The chain agreed to sell the video on a trial basis. “Parents would take it home, babies loved it, and there was amazing word of mouth,” says Julie. (Some researchers question the effectiveness of such videos.)

She and Bill made more videos set to classical music and started raking in the money. Sales, which topped $100,000 in the first year, snowballed to $1 million in the second year, $4.5 million in the third, $12 million in the fourth and more than $20 million in year five.

Their production costs remained very low. “Duplicating videos is not very expensive,” Julie says. Bill, whose background is in physics, eventually quit his job and became the firm’s chief financial officer.

Julie Aigner-Clark © Scogin Mayo

Julie Aigner-Clark

In 2001, the enterprise started to get bigger than the couple could handle by themselves. “It was taking a lot of time away from family,” says Julie. So they contacted Disney, which bought Baby Einstein for more than $22 million.
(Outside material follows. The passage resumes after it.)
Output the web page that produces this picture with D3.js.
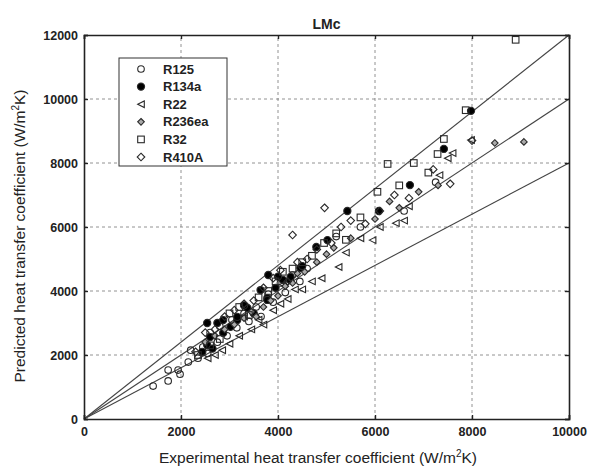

Now Julie’s back, partnering with John Walsh, the host of “America’s Most Wanted,” to produce “The Safe Side,” a series of videos to teach kids about safety. And once again, she’s cracked the kid code: What may look like a silly video to grown-ups is a big hit with the elementary-school set.

Meanwhile, the Clark family spends more time together at their Centennial, Colo., home. And in a few months, they’ll leave for a yearlong trip around the world with Aspen, now 13, and little sister Sierra, 10.

Millionaire Lesson No. 2

Don’t be afraid to go out on your own if you possess the competence and know people who can help you reach your goal.